3. A wonderful promise is given him. Dr. Kennicott, Bishop Horsley, and others point out that the Hebrew verb translated “If he commit iniquity” is not in the active but in the passive voice, and thus the passage would be rendered, “I will be his Father, and he shall be my son: even in his suffering for iniquity I shall chasten him with the rod of men (with the rod due to men), and with the stripes (due to) the children of men.” Another view is presented in Psalms 89:1. It is not the king himself but his children that are supposed to transgress and require correction, but out of faithfulness to them their chastisements are not to be destructive. Dr. Gifford, in his “Voices of the Prophets,” thus writes:--“The seed which shall be of David’s sons must be some descendant later than Solomon; “and the whole description is such as cannot be applied to a mortal king, or only as far as he is type of one greater than himself. It points to eternal and spiritual truth prefigured and embodied in the Kingdom of David to be realised in the Kingdom of his Son. David seems to have grasped the double application of this prophecy, to have risen to the prophetic within the promise. Reference to his Psalms will clearly establish this (62, 45, and 110.). And also study of David’s prayer and thanksgiving will establish this.
4. David’s reception of the promise. His heart is filled with warmest emotions of gratitude and delight. Large as the promise would be if confined to Solomon, it would scarcely account for the profound humility and reverence depicted in the language used by David. His emotions are irrepressible. (H. E. Stone.)

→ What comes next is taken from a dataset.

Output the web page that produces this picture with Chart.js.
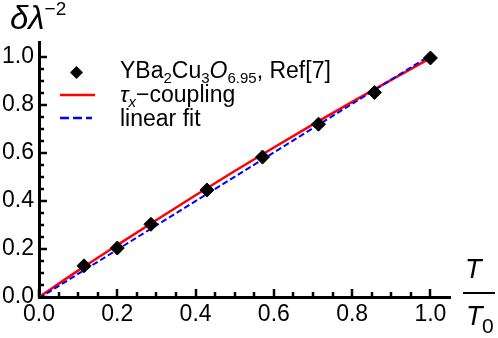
<!DOCTYPE html>
<html>
<head>
<meta charset="utf-8">
<script src="https://cdn.jsdelivr.net/npm/chart.js@4"></script>
<style>
  body { margin: 0; background: #fff; font-family: Arial, "Liberation Sans", sans-serif; }
  #wrap { position: relative; width: 498px; height: 338px; }
  .lbl { position: absolute; color: #000; white-space: nowrap; line-height: 1; }
  .row { position: absolute; left: 120px; white-space: nowrap; font-size: 23px; line-height: 1; }
  sub { font-size: 15px; vertical-align: -5px; line-height: 1; }
</style>
</head>
<body>
<div id="wrap">
  <canvas id="chart" width="498" height="338"></canvas>
  <div class="lbl" style="left:10px; top:1px; font-size:33px;"><i>δλ</i><span style="font-size:19px; position:relative; top:-14px;">−2</span></div>
  <div class="lbl" style="left:465px; top:256px; font-size:27px;"><i>T</i></div>
  <div style="position:absolute; left:463px; top:292px; width:32px; height:2px; background:#000;"></div>
  <div class="lbl" style="left:466px; top:303px; font-size:27px;"><i>T</i></div>
  <div class="lbl" style="left:482px; top:315px; font-size:21px;">0</div>
  <div class="row" style="top:59px;">YBa<sub>2</sub>Cu<sub>3</sub><i>O</i><sub>6.95</sub>, Ref[7]</div>
  <div class="row" style="top:83px;"><i>τ</i><sub><i>x</i></sub>−coupling</div>
  <div class="row" style="top:107px;">linear fit</div>
</div>
<script>
const tempRatio = [0.115, 0.2, 0.286, 0.429, 0.571, 0.714, 0.857, 1.0];
const lambdaData = [0.13, 0.204, 0.303, 0.446, 0.583, 0.72, 0.852, 0.996];

const couplingX = [0, 0.1, 0.2, 0.3, 0.4, 0.5, 0.6, 0.7, 0.8, 0.9, 1.0];
const couplingY = [0, 0.11, 0.216, 0.321, 0.424, 0.525, 0.623, 0.719, 0.813, 0.905, 0.995];

const fitX = [0, 1.0];
const fitY = [-0.005, 1.007];

const xTicks = [0, 0.2, 0.4, 0.6, 0.8, 1.0];
const yTicks = [0, 0.2, 0.4, 0.6, 0.8, 1.0];

function pairs(xs, ys) {
  return xs.map((x, i) => ({ x: x, y: ys[i] }));
}

// inward ticks + legend symbols
const extras = {
  id: 'extras',
  afterDraw(chart) {
    const ctx = chart.ctx;
    const xs = chart.scales.x, ys = chart.scales.y;
    const area = chart.chartArea;
    ctx.save();
    ctx.strokeStyle = '#000';
    ctx.lineWidth = 2.5;
    for (let v = 0; v <= 1.0001; v += 0.05) {
      const major = Math.abs(v * 5 - Math.round(v * 5)) < 1e-6;
      const len = major ? 8 : 5;
      const px = Math.round(xs.getPixelForValue(v));
      ctx.beginPath();
      ctx.moveTo(px, area.bottom);
      ctx.lineTo(px, area.bottom - len);
      ctx.stroke();
      const py = Math.round(ys.getPixelForValue(v));
      ctx.beginPath();
      ctx.moveTo(area.left, py);
      ctx.lineTo(area.left + len, py);
      ctx.stroke();
    }
    // legend symbols
    ctx.fillStyle = '#000';
    ctx.beginPath();
    ctx.moveTo(76.5, 66); ctx.lineTo(83, 72.5); ctx.lineTo(76.5, 79); ctx.lineTo(70, 72.5);
    ctx.closePath();
    ctx.fill();
    ctx.strokeStyle = '#ff0000';
    ctx.lineWidth = 2.5;
    ctx.beginPath(); ctx.moveTo(60, 95); ctx.lineTo(95, 95); ctx.stroke();
    ctx.strokeStyle = '#0000ff';
    ctx.lineWidth = 2.5;
    ctx.setLineDash([9, 4]);
    ctx.beginPath(); ctx.moveTo(60, 118); ctx.lineTo(92, 118); ctx.stroke();
    ctx.restore();
  }
};

new Chart(document.getElementById('chart'), {
  type: 'scatter',
  data: {
    datasets: [
      {
        label: 'YBa2Cu3O6.95, Ref[7]',
        data: pairs(tempRatio, lambdaData),
        pointStyle: 'rectRot',
        pointRadius: 7,
        pointBackgroundColor: '#000',
        pointBorderColor: '#000',
        showLine: false
      },
      {
        label: 'linear fit',
        data: pairs(fitX, fitY),
        showLine: true,
        borderColor: '#0000ff',
        borderWidth: 2,
        borderDash: [6, 3],
        pointRadius: 0
      },
      {
        label: 'tau_x-coupling',
        data: pairs(couplingX, couplingY),
        showLine: true,
        borderColor: '#ff0000',
        borderWidth: 2.5,
        cubicInterpolationMode: 'monotone',
        pointRadius: 0
      }
    ]
  },
  options: {
    responsive: false,
    animation: false,
    layout: { padding: { left: 0, top: 42, right: 48, bottom: 0 } },
    plugins: { legend: { display: false }, tooltip: { enabled: false } },
    scales: {
      x: {
        type: 'linear',
        min: 0, max: 1.05,
        afterFit: s => { s.height = 41; },
        afterBuildTicks: s => { s.ticks = xTicks.map(v => ({ value: v })); },
        grid: { display: false, drawTicks: false },
        border: { display: true, color: '#000', width: 3 },
        ticks: {
          color: '#000', padding: 4,
          font: { family: 'Arial, "Liberation Sans", sans-serif', size: 23 },
          callback: v => v.toFixed(1)
        }
      },
      y: {
        type: 'linear',
        min: 0, max: 1.0625,
        afterFit: s => { s.width = 39; },
        afterBuildTicks: s => { s.ticks = yTicks.map(v => ({ value: v })); },
        grid: { display: false, drawTicks: false },
        border: { display: true, color: '#000', width: 3 },
        ticks: {
          color: '#000', padding: 5,
          font: { family: 'Arial, "Liberation Sans", sans-serif', size: 23 },
          callback: v => v.toFixed(1)
        }
      }
    }
  },
  plugins: [extras]
});
</script>
</body>
</html>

Concern for religious things
David’s self is all right, but in the nobility of the grace that God has given to him, his thoughts are away from self and upon God. What ails John Welsh that he rises at a most unseasonable time to wrap his plaid about him, and sob, and groan, and cry? The ark of God--that is, Scotland--is within curtains, is being buffeted by the winds of indifference, and that robs the eyelids of John Welsh of their sleep, and he tells his wife that he cannot rest, for he has the souls of three thousand to answer for, and he knows not how it is with many of them. John Welsh is like David, concerned not for himself, but for God. Ah, the times have been in this land when men were burdened with the public state, when a Christless generation would lie heavily on the hearts of the covenanted people, when sleep would fly, and groans and tears would come for the wickedness of the land. Campbell, of Kinnioncleugh, what ails you? You are in the covenant of grace, and the tears, bitter and salt, are running down your cheeks. What is the sorrow? What is the burden? Has the Lord forsaken you? They ask him, “Why this agony and groaning?” He replied, “It is the ‘ark’ in Scotland that I am concerned about. It is Scotland’s kirk that I am troubled about.” Ah! there are few now burdened about Scotland’s kirk. As prosperity and wealth come, the spiritual drought and spiritual darkness, and the awful indifference of a generation that will not have God, do not lie as burdens, as they should, on our hearts. We are content with the houses of cedar; we are content, and we rub our hands in a kind of competing glory in church extension. Denomination after denomination is rushing on for denominational objects, and the unholy fire is being spread abroad, while all the time God’s ark is within curtains, the people axe unsaved, and their hearts are empty of love to Jesus. (J. Robertson.)
Self-denying grace needed in the church
Do you know the problem in the heathen field? Do you know why those Chinese and those heathen tribes refuse to come to Christ? It is because they do not believe in our earnestness. For every commercial post there are a thousand applicants; for every chance to get the gold that perisheth, there are competitors by the score; but to tell the story of redeeming love, one is considered sufficient for a province containing two million souls. Oh, this awful blame that lies at the door of the professing Church of Christ! We are dwelling in cedar while the ark of the Lord is buffeted by the storms. Real grace cannot be content with self, with the house of cedar. Because our wealthy churches have no missionary spirit, have no self-denying, but are wasting their givings on self, the poorer parts of the cities and the heathen fields are left struggling and helpless. Verily God in His day will judge the so-called Christian communities. Oh, for more of the self denying grace that David had! He felt that the very house of cedar was about to tumble down upon him while the ark of God was exposed to the storms of the night. (J. Robertson.)